Morgan Ortagus, Department Spokesperson
The United States has long been the world’s most generous provider of health and humanitarian assistance to people around the world. This assistance is provided with the support of the American taxpayer with the reasonable expectation that it serve an effective purpose and reach those in need.
Unfortunately, the World Health Organization has failed badly by those measures, not only in its response to COVID-19, but to other health crises in recent decades. In addition, WHO has declined to adopt urgently needed reforms, starting with demonstrating its independence from the Chinese Communist Party.
When President Trump announced the U.S. withdrawal from that organization, he made clear that we would seek more credible and transparent partners.
That withdrawal becomes effective on July 6, 2021, and since the President’s announcement, the U.S. government has been working to identify partners to assume the activities previously undertaken by WHO.

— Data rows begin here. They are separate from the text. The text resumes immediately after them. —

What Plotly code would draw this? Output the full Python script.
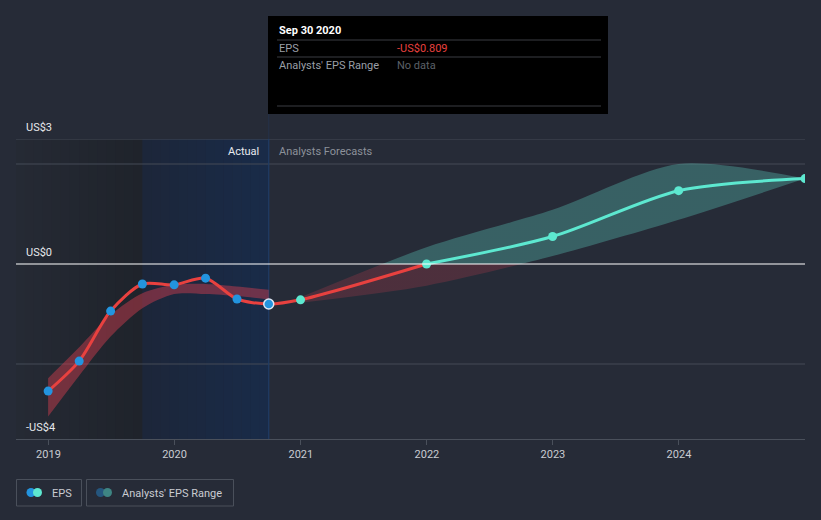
import plotly.graph_objects as go
from datetime import date, timedelta

# ---------------- data ----------------
hist_dates = ['2018-12-31', '2019-03-31', '2019-06-30', '2019-09-30',
              '2019-12-31', '2020-03-31', '2020-06-30', '2020-09-30']
hist_eps = [-3.05, -2.33, -1.13, -0.48, -0.50, -0.34, -0.84, -0.96]
hist_high = [-2.74, -2.00, -1.22, -0.70, -0.50, -0.48, -0.54, -0.62]
hist_low = [-3.66, -2.68, -1.74, -1.06, -0.72, -0.72, -0.77, -0.85]

fc_dates = ['2020-12-31', '2021-12-31', '2022-12-31', '2023-12-31', '2024-12-31']
fc_eps = [-0.86, 0.0, 0.66, 1.76, 2.05]
fc_high = [-0.80, 0.40, 1.30, 2.40, 2.05]
fc_low = [-0.93, -0.52, 0.19, 1.06, 2.05]

year_ticks = ['2019-01-01', '2020-01-01', '2021-01-01', '2022-01-01', '2023-01-01', '2024-01-01']
year_labels = ['2019', '2020', '2021', '2022', '2023', '2024']

y_labels = ['US$3', 'US$0', '-US$4']
y_label_vals = [3.0, 0.0, -4.2]

# ---------------- style ----------------
W, H = 821, 520
ML, MR, MT, MB = 16, 16, 139, 81
BG = '#262b37'
RED = '#e8413f'
BLUE = '#2394df'
CYAN = '#5de8d0'
GRID = '#454b57'
FONT = 'Roboto'

X0, X1 = '2018-09-29', '2024-12-31'
Y0, Y1 = -4.2, 3.0


def px(xp):
    return (xp - ML) / (W - ML - MR)


def py(yp):
    return (H - MB - yp) / (H - MT - MB)


fig = go.Figure()

# historical range band
fig.add_trace(go.Scatter(x=hist_dates, y=hist_low, mode='lines',
                         line=dict(width=0, shape='spline', smoothing=0.8),
                         hoverinfo='skip', showlegend=False))
fig.add_trace(go.Scatter(x=hist_dates, y=hist_high, mode='lines',
                         line=dict(width=0, shape='spline', smoothing=0.8),
                         fill='tonexty', fillcolor='rgba(215,62,80,0.45)',
                         hoverinfo='skip', showlegend=False))

# forecast range band (red below zero, teal above zero)
fig.add_trace(go.Scatter(x=fc_dates, y=fc_low, mode='lines',
                         line=dict(width=0, shape='spline', smoothing=0.8),
                         hoverinfo='skip', showlegend=False))
fig.add_trace(go.Scatter(x=fc_dates, y=fc_high, mode='lines',
                         line=dict(width=0, shape='spline', smoothing=0.8),
                         fill='tonexty',
                         fillgradient=dict(type='vertical', start=-1, stop=1,
                                           colorscale=[[0, 'rgba(215,62,80,0.22)'],
                                                       [0.5, 'rgba(215,62,80,0.22)'],
                                                       [0.5, 'rgba(98,222,205,0.30)'],
                                                       [1, 'rgba(98,222,205,0.30)']]),
                         hoverinfo='skip', showlegend=False))

# EPS line: red while negative, cyan when positive
fig.add_trace(go.Scatter(x=hist_dates + fc_dates[:2], y=hist_eps + fc_eps[:2], mode='lines',
                         line=dict(color=RED, width=3, shape='spline', smoothing=0.8),
                         hoverinfo='skip', showlegend=False))
fig.add_trace(go.Scatter(x=fc_dates[1:], y=fc_eps[1:], mode='lines',
                         line=dict(color=CYAN, width=3, shape='spline', smoothing=0.8),
                         hoverinfo='skip', showlegend=False))

# markers
fig.add_trace(go.Scatter(x=hist_dates[:-1], y=hist_eps[:-1], mode='markers',
                         marker=dict(color=BLUE, size=9), hoverinfo='skip', showlegend=False))
fig.add_trace(go.Scatter(x=hist_dates[-1:], y=hist_eps[-1:], mode='markers',
                         marker=dict(color=BLUE, size=10, line=dict(color='#dfe8f5', width=1.5)),
                         hoverinfo='skip', showlegend=False))
fig.add_trace(go.Scatter(x=fc_dates, y=fc_eps, mode='markers',
                         marker=dict(color=CYAN, size=9), hoverinfo='skip', showlegend=False))

shapes = []


# background gradient regions
def strips(d0, d1, c0, c1, n=14):
    a = date.fromisoformat(d0)
    b = date.fromisoformat(d1)
    span = (b - a).days
    out = []
    for i in range(n):
        s = a + timedelta(days=span * i / n)
        e = a + timedelta(days=span * (i + 1) / n + 1)
        t = i / (n - 1)
        col = 'rgb(%d,%d,%d)' % tuple(round(c0[k] + (c1[k] - c0[k]) * t) for k in range(3))
        out.append(dict(type='rect', xref='x', yref='paper', x0=s.isoformat(), x1=e.isoformat(),
                        y0=0, y1=1, fillcolor=col, line=dict(width=0), layer='below'))
    return out


shapes += strips(X0, '2019-09-30', (37, 42, 52), (31, 35, 43))
shapes += strips('2019-09-30', '2020-09-30', (28, 38, 58), (25, 43, 72))

# grid lines
for gv in [3.0, 2.4, -2.4]:
    shapes.append(dict(type='line', xref='paper', yref='y', x0=0, x1=1, y0=gv, y1=gv,
                       line=dict(color=GRID, width=1), layer='below'))
# zero line
shapes.append(dict(type='line', xref='paper', yref='y', x0=0, x1=1, y0=0, y1=0,
                   line=dict(color='#ffffff', width=1.2), layer='above'))
# "now" vertical line
shapes.append(dict(type='line', xref='x', yref='paper', x0='2020-09-30', x1='2020-09-30',
                   y0=0, y1=1, line=dict(color='#1f3d66', width=1.2), layer='below'))
shapes.append(dict(type='line', xref='x', yref='paper', x0='2020-09-30', x1='2020-09-30',
                   y0=1, y1=py(114), line=dict(color='#25324a', width=1), layer='below'))

# tooltip box
shapes.append(dict(type='rect', xref='paper', yref='paper', x0=px(268), x1=px(608),
                   y0=py(114), y1=py(16), fillcolor='#000000', line=dict(width=0)))
for yl in [40, 57, 106]:
    shapes.append(dict(type='line', xref='paper', yref='paper', x0=px(277), x1=px(601),
                       y0=py(yl), y1=py(yl), line=dict(color='#3a3d42', width=1)))

# legend boxes
for a, b in [(16.5, 81.5), (86.5, 233.5)]:
    shapes.append(dict(type='rect', xref='paper', yref='paper', x0=px(a), x1=px(b),
                       y0=py(506), y1=py(479.5), line=dict(color='#4a505b', width=1),
                       fillcolor='rgba(0,0,0,0)'))
for cx, col in [(31, BLUE), (37.5, CYAN), (100.5, '#25567e'), (107.5, '#3e8583')]:
    shapes.append(dict(type='circle', xref='paper', yref='paper', x0=px(cx - 4.5), x1=px(cx + 4.5),
                       y0=py(497), y1=py(488), fillcolor=col, line=dict(width=0)))

annotations = []


def txt(x, y, s, color, size=11, anchor='left', bold=False):
    annotations.append(dict(xref='paper', yref='paper', x=px(x), y=py(y), text=('<b>%s</b>' % s) if bold else s,
                            showarrow=False, xanchor=anchor, yanchor='middle',
                            font=dict(family=FONT, size=size, color=color)))


for lab, v in zip(y_labels, y_label_vals):
    annotations.append(dict(xref='paper', yref='y', x=px(24), y=v, yshift=12, text=lab, showarrow=False,
                            xanchor='left', yanchor='middle',
                            font=dict(family=FONT, size=11, color='#e6e8ec')))

txt(261, 151, 'Actual', '#e8eaee', anchor='right')
txt(277, 151, 'Analysts Forecasts', '#8c919a')

txt(277, 31, 'Sep 30 2020', '#ffffff', size=11, bold=True)
txt(277, 48, 'EPS', '#9a9fa7')
txt(395, 48, '-US$0.809', '#e8403f')
txt(277, 65.5, "Analysts' EPS Range", '#9a9fa7')
txt(395, 65.5, 'No data', '#5c6068')

txt(50, 493, 'EPS', '#c9ccd2')
txt(120, 493, "Analysts' EPS Range", '#c9ccd2')

fig.update_layout(
    width=W, height=H,
    margin=dict(l=ML, r=MR, t=MT, b=MB),
    paper_bgcolor=BG, plot_bgcolor=BG,
    showlegend=False,
    shapes=shapes, annotations=annotations,
    font=dict(family=FONT),
    xaxis=dict(type='date', range=[X0, X1], tickvals=year_ticks, ticktext=year_labels,
               showgrid=False, zeroline=False, showline=True, linecolor='#4a505b', linewidth=1,
               ticks='outside', ticklen=5, tickcolor='#4a505b',
               tickfont=dict(family=FONT, size=11, color='#c9ccd2'), fixedrange=True),
    yaxis=dict(range=[Y0, Y1], showgrid=False, zeroline=False, showticklabels=False,
               fixedrange=True),
)

fig.write_html('out.html', config={'displayModeBar': False},
               post_script="document.body.style.margin='0';document.body.style.overflow='hidden';"
                           "document.body.style.background='" + BG + "';")
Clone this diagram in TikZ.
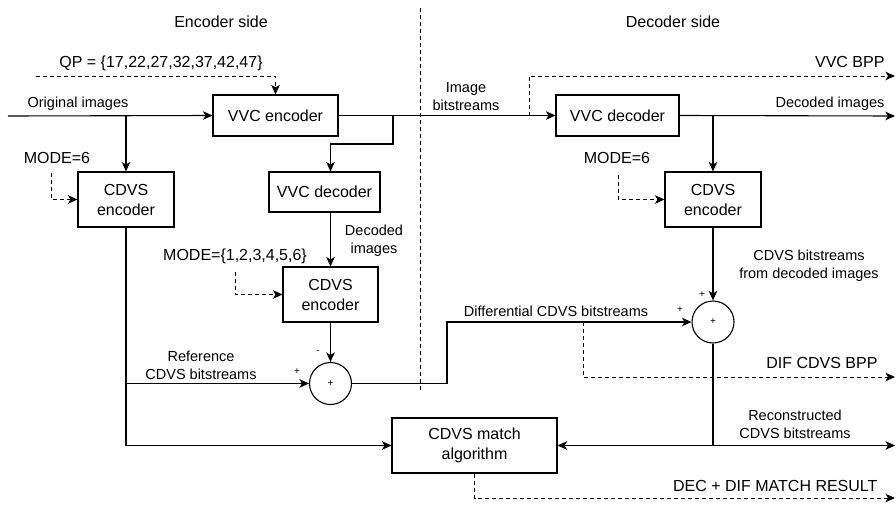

Today, the United States is announcing the next steps with respect to our withdrawal from the WHO and the redirection of American resources. This redirection includes reprogramming the remaining balance of its planned Fiscal Year 2020 assessed WHO contributions to partially pay other UN assessments.
In addition, through July 2021, the United States will scale down its engagement with the WHO, to include recalling the Department of Health and Human Services (HHS) detailees from WHO headquarters, regional offices, and country offices, and reassigning these experts. U.S. participation in WHO technical meetings and events will be determined on a case-by-case basis.